◆ STATED TASK ◆
Look through the records below and collect all lines that hold the string "this".
--- Start of SUPPLIED RECORDS ---
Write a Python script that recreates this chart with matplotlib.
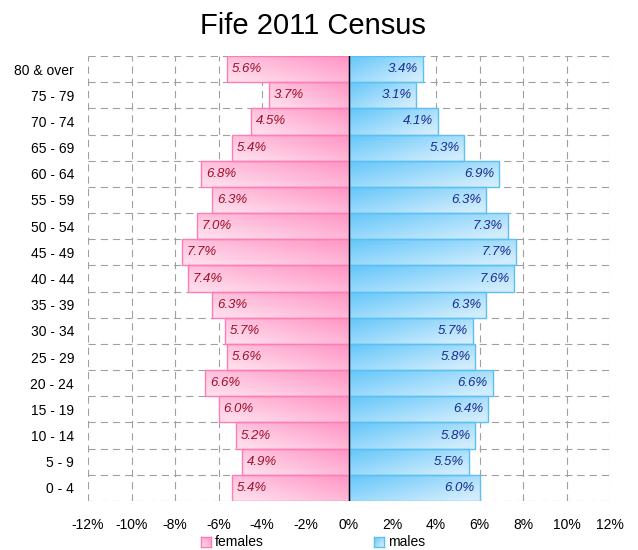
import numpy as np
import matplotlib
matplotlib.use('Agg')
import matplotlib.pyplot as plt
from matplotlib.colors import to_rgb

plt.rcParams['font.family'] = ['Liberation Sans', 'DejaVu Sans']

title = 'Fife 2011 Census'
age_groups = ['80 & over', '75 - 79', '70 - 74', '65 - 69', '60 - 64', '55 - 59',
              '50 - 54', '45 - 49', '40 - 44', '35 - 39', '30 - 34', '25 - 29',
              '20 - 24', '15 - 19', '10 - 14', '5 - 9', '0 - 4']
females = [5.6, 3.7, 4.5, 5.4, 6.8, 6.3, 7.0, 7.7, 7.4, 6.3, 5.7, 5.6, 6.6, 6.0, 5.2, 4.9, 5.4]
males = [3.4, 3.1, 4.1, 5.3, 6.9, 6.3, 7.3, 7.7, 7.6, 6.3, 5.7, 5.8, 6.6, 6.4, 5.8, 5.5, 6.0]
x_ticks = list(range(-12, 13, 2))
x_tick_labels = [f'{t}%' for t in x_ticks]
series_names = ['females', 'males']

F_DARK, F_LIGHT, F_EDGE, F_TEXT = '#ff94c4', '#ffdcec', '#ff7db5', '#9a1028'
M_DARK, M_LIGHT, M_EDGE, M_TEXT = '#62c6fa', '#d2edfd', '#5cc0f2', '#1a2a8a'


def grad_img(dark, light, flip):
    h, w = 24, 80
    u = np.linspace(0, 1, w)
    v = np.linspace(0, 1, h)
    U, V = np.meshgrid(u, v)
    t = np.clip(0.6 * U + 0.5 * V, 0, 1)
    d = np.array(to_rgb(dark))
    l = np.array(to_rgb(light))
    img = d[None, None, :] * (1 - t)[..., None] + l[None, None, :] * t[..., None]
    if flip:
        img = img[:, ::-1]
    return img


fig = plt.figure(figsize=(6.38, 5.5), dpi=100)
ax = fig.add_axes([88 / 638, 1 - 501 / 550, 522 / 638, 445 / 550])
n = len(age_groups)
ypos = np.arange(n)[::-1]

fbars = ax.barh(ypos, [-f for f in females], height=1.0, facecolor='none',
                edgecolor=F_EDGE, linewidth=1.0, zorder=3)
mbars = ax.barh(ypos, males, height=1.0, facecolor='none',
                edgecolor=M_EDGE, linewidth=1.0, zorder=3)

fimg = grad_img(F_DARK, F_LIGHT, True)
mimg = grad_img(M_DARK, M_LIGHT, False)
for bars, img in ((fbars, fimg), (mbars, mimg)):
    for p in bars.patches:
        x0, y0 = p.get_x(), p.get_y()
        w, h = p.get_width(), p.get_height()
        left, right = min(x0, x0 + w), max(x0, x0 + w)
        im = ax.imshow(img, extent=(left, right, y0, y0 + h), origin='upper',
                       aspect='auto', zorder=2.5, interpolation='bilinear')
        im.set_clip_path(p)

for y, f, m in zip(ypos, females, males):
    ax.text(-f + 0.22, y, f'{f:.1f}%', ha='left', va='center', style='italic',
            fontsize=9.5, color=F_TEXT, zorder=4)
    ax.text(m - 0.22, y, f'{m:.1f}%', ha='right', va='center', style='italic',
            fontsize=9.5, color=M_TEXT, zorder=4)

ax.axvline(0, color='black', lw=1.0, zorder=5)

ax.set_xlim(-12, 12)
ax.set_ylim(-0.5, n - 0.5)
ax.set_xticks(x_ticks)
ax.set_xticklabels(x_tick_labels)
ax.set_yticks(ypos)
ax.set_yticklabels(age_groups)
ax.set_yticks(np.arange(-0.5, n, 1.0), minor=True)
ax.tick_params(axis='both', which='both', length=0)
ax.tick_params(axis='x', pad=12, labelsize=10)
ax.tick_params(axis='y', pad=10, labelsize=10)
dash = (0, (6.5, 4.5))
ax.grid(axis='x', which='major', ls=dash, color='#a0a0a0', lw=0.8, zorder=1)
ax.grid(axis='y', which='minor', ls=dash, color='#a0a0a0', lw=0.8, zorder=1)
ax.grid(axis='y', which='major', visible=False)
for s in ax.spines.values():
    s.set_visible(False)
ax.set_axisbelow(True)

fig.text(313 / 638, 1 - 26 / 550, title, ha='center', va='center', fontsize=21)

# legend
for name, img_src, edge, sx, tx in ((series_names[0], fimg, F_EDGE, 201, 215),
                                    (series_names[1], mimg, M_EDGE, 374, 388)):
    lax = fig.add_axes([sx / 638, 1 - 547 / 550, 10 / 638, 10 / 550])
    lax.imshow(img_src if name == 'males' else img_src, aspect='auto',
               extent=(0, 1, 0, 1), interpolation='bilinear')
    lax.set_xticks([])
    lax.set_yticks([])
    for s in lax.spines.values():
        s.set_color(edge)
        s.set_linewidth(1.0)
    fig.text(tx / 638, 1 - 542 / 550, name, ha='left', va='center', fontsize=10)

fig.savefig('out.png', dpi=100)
--- End of SUPPLIED RECORDS ---
--- Start of SUPPLIED RECORDS ---
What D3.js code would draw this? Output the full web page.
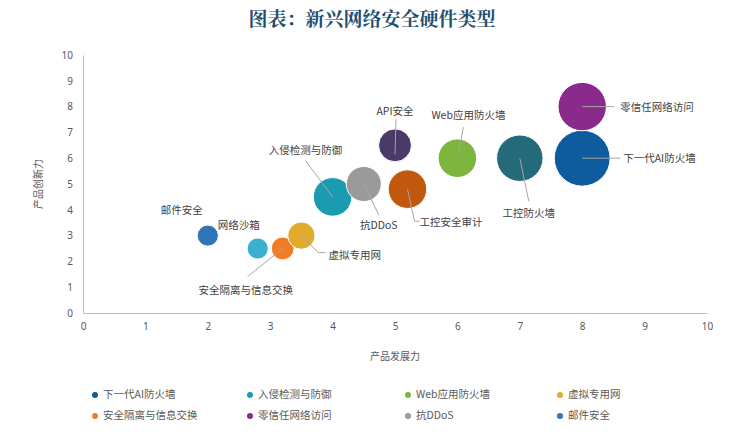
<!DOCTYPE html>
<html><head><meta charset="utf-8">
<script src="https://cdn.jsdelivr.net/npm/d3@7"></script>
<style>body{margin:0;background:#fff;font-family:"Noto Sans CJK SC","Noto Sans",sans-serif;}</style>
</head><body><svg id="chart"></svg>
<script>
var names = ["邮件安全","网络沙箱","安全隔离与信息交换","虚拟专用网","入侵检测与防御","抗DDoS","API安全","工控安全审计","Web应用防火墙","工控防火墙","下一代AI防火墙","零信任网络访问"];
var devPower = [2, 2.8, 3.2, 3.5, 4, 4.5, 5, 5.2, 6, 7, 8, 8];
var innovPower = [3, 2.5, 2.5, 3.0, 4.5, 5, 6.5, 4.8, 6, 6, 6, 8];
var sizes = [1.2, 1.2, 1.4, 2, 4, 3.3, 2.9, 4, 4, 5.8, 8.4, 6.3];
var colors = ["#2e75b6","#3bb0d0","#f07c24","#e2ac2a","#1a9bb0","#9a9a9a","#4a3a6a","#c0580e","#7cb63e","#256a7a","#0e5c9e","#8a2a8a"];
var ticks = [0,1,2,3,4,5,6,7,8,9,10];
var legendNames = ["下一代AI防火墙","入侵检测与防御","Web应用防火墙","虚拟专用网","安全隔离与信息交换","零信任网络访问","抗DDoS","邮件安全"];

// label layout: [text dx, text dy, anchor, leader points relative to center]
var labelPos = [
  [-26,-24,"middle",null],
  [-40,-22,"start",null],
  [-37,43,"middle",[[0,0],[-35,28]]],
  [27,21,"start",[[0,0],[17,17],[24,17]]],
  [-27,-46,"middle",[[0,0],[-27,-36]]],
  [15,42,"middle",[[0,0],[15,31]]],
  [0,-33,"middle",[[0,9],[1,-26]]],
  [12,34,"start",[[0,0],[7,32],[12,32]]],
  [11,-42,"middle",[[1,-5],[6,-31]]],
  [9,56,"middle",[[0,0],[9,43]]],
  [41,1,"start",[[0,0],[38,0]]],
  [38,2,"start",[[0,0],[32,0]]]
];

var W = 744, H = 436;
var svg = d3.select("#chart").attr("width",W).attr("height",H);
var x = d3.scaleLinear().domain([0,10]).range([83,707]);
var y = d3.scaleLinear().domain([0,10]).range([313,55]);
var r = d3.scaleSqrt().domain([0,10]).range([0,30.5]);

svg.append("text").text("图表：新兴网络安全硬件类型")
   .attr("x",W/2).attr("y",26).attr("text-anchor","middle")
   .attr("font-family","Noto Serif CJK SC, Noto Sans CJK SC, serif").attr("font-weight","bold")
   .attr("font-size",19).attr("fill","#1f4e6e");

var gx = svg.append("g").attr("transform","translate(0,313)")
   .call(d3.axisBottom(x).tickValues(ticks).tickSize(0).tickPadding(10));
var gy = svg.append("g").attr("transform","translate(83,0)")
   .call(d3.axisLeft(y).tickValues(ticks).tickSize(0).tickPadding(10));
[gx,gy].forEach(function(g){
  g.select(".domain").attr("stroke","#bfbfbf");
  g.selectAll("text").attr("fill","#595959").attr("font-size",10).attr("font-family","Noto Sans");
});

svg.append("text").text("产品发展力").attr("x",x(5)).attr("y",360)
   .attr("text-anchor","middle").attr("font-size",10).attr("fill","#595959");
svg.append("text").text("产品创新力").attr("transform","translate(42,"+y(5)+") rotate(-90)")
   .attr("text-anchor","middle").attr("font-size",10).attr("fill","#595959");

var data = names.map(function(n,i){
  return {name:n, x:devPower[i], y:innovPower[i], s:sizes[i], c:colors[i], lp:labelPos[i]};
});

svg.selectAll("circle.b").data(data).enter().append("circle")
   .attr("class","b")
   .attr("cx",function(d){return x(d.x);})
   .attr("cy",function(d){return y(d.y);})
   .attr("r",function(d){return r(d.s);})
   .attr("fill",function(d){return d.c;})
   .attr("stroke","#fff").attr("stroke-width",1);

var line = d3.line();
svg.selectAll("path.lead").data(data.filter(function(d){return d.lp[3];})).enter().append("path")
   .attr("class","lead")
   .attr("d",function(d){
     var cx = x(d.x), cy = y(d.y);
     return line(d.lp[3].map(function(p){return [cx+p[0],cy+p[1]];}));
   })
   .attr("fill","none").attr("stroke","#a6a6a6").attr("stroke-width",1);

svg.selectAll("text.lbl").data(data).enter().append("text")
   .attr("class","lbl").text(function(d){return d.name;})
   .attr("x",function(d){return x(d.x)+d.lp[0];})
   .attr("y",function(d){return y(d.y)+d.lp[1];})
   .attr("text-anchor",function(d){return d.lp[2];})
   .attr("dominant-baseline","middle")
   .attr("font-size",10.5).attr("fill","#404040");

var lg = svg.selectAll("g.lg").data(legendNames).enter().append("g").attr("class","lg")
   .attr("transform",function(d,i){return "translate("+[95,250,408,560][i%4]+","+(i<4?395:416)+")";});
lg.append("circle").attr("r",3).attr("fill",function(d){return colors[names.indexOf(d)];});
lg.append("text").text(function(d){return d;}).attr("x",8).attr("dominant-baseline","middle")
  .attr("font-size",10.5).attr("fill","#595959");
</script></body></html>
--- End of SUPPLIED RECORDS ---
--- Start of SUPPLIED RECORDS ---
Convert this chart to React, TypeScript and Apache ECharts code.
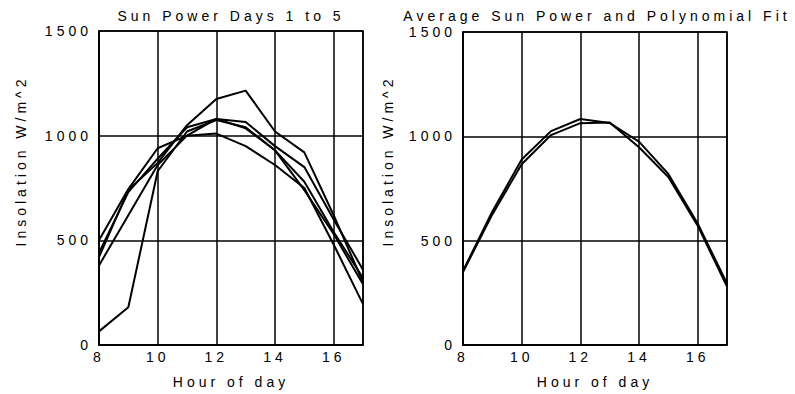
--- End of SUPPLIED RECORDS ---
◆ THE RESPONSE ◆
Write a Python script that recreates this chart with matplotlib.
What D3.js code would draw this? Output the full web page.
Convert this chart to React, TypeScript and Apache ECharts code.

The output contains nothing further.